Paul is the first national politician to translate a presidential campaign to Snapchat, telling POLITICO, “We reach thousands of kids that we might not ever have reached before. In fact, we’re probably reaching some kids who aren’t yet 18, that will be 18 when the elections roll around the next time. We’ll have whole classrooms sometimes do a Snapchat to us.”
And Paul’s message to Millennials is simple: “You don’t want to replace your parents with the government.”
By using the federal government as a narrative which gets in the way of an individuals life and attempts to tell someone what to do, Paul is able to resonate with young adults who do not identify with either political party.
On top of this stroke of Millennial-outreach genius, Paul attended a conference at the tech-savvy and hip South by Southwest (SXSW) technology conference.

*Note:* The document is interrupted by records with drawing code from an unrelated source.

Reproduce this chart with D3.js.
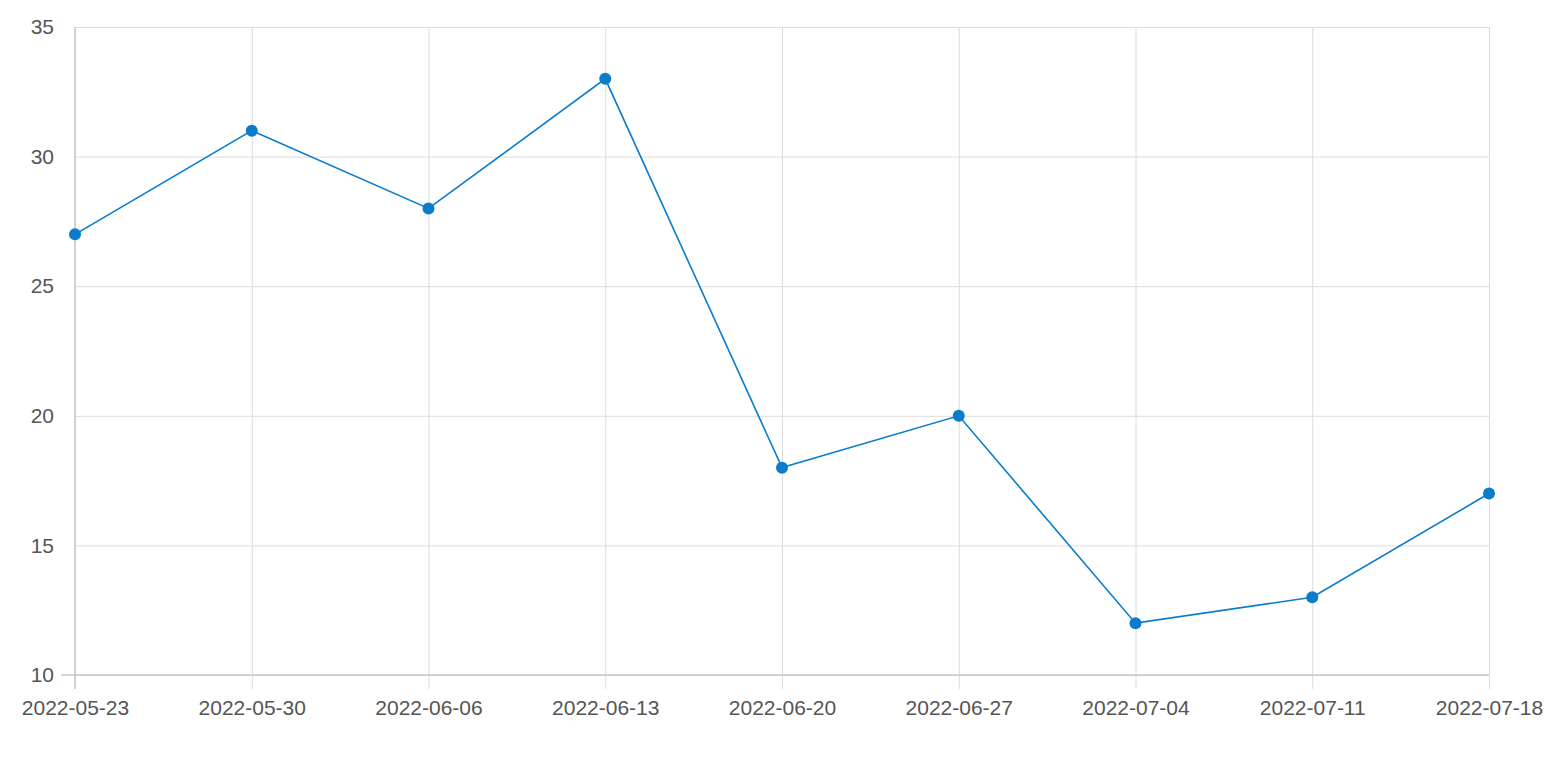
<!DOCTYPE html>
<html><head><meta charset="utf-8">
<script src="https://cdn.jsdelivr.net/npm/d3@7"></script>
<style>html,body{margin:0;padding:0;background:#fff;}svg{display:block;}</style>
</head><body>
<svg id="c" width="1564" height="758"></svg>
<script>
const dates = ["2022-05-23","2022-05-30","2022-06-06","2022-06-13","2022-06-20","2022-06-27","2022-07-04","2022-07-11","2022-07-18"];
const values = [27,31,28,33,18,20,12,13,17];
const yTicks = [10,15,20,25,30,35];

const svg = d3.select("#c");
const L = 75, R = 1489, T = 27, B = 675;
const x = d3.scalePoint().domain(dates).range([L, R]);
const y = d3.scaleLinear().domain([10, 35]).range([B, T]);
const font = "'Liberation Sans', Arial, sans-serif";

const yAx = svg.append("g").attr("transform", `translate(${L},0)`)
  .call(d3.axisLeft(y).tickValues(yTicks).tickSize(14).tickSizeOuter(0).tickPadding(7));
yAx.select(".domain").remove();
yAx.selectAll(".tick line").attr("stroke", "#dcdcdc").attr("x2", R - L);
yAx.selectAll(".tick text").attr("font-family", font).attr("font-size", 21).attr("fill", "#555");

const xAx = svg.append("g").attr("transform", `translate(0,${B})`)
  .call(d3.axisBottom(x).tickSize(14).tickSizeOuter(0).tickPadding(11));
xAx.select(".domain").remove();
xAx.selectAll(".tick line").attr("stroke", "#dcdcdc").attr("y1", -(B - T)).attr("y2", 14);
xAx.selectAll(".tick text").attr("font-family", font).attr("font-size", 21).attr("fill", "#555");

svg.append("line").attr("x1", L).attr("x2", L).attr("y1", T).attr("y2", B + 14).attr("stroke", "#c8c8c8").attr("stroke-width", 1.5);
svg.append("line").attr("x1", L - 14).attr("x2", R).attr("y1", B).attr("y2", B).attr("stroke", "#c8c8c8").attr("stroke-width", 1.5);

const line = d3.line().x((d, i) => x(dates[i])).y(d => y(d));
svg.append("path").datum(values).attr("d", line).attr("fill", "none")
  .attr("stroke", "#0a7ccb").attr("stroke-width", 1.6);
svg.selectAll("circle.pt").data(values).enter().append("circle").attr("class", "pt")
  .attr("cx", (d, i) => x(dates[i])).attr("cy", d => y(d)).attr("r", 6).attr("fill", "#0a7ccb");
</script>
</body></html>
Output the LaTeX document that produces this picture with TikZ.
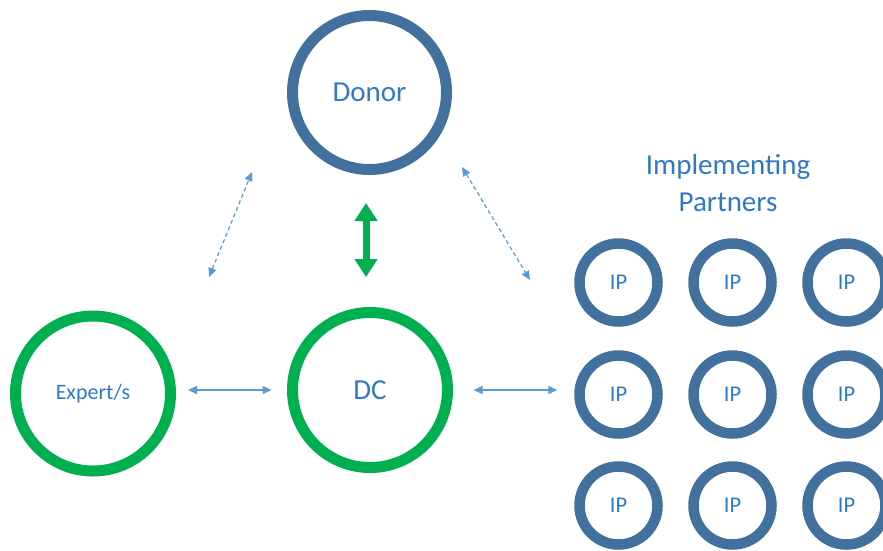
\documentclass[tikz,border=0pt]{standalone}
\usepackage{fontspec}
\setmainfont{Carlito}
\usetikzlibrary{arrows.meta,calc}
\definecolor{ringblue}{HTML}{41719C}
\definecolor{ringgreen}{HTML}{00B050}
\definecolor{labelblue}{HTML}{2E7BC4}
\definecolor{linkblue}{HTML}{5B9BD5}
\begin{document}
\begin{tikzpicture}[x=1pt,y=-1pt,
  ring/.style={circle, inner sep=0pt, line width=11pt, text=labelblue,
    font=\fontsize{29}{34}\selectfont},
  bigblue/.style={ring, draw=ringblue, minimum size=154pt},
  biggreen/.style={ring, draw=ringgreen, minimum size=155pt},
  ipring/.style={ring, draw=ringblue, line width=10.5pt, minimum size=78pt,
    font=\fontsize{22.5}{26}\selectfont},
  link/.style={draw=linkblue, line width=1.4pt, {Triangle[length=9pt,width=8pt]}-{Triangle[length=9pt,width=8pt]}},
  dashedlink/.style={link, line width=1.2pt, dash pattern=on 4pt off 3pt},
  strong/.style={draw=ringgreen, line width=7pt,
    {Triangle[length=18pt,width=22pt]}-{Triangle[length=18pt,width=22pt]}},
  heading/.style={text=labelblue, align=center,
    font=\fontsize{29}{37}\selectfont}
]
\useasboundingbox (0,0) rectangle (883,550);

% main actors
\node[bigblue]  (donor) at (369.5,92.5) {Donor};
\node[biggreen] (dc)    at (370,390)    {DC};
\node[biggreen, font=\fontsize{22}{26}\selectfont] (exp) at (93,393.5) {Expert/s};

% implementing partners grid
\node[heading] (iphead) at (728,183) {Implementing\\Partners};
\foreach \r/\y in {1/282.5, 2/394.5, 3/505.5}
  \foreach \c/\x in {1/618.5, 2/732.5, 3/846.5}
    \node[ipring] (ip\r\c) at (\x,\y) {IP};

% links
\draw[link] ([xshift=12pt,yshift=3.5pt]exp.east) -- ([xshift=-15.5pt]dc.west);
\draw[link] ([xshift=20.5pt]dc.east) -- ([xshift=-17pt]dc.east -| ip21.west);
\draw[strong] ($(donor.south)+(-3.5,28)$) -- ($(dc.north)+(-4,-30)$);

\coordinate (el) at (209,277);
\coordinate (dl) at (252,172);
\coordinate (dr) at (462,167);
\coordinate (ir) at (530,280);
\draw[dashedlink] (el) -- (dl);
\draw[dashedlink] (dr) -- (ir);
\end{tikzpicture}
\end{document}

His message did not change, but he broadened it, introducing his ‘Leave-Me-Alone-Coalition,’ aimed at attacking the National Security Agency for their alleged spying into the private lives of individuals.
What may be so intriguing about Paul’s initiative, is that he does not force the individual to come to him, rather he goes directly to the individual, whether through Snapchat or SXSW.
And if all of this seems like tame areas for Paul to be going, you may not have heard about his recent trip to the very liberal Bowie State University in Maryland last week.
Bowie State is known for its traditionally majority African American student body. Liberal, black young adults to any other GOP-er could seem like uncharted territory. However, to Paul, it is exactly where he wants to be.
During the speech to the group of college students, Paul noted examples throughout history where African Americans were essentially screwed over by big government, making the same point he always makes to young people: Government is not the answer to your problems.
In a more libertarian-driven narrative, Paul also discussed the criminal justice system and how the federal government plays a large role in its problems and the militarization of local police forces.
Most remarkable is that Paul received a standing ovation from a crowd that largely votes for and with the Democratic Party.
Even though Paul is possibly the most unalike politician to Obama, he understands, like Obama did in 2008 and 2012, the oddness of Millennials and their obsession with imagery.
For Rand Paul, medium is the message. And for Millennials, Paul’s message may just be the answer.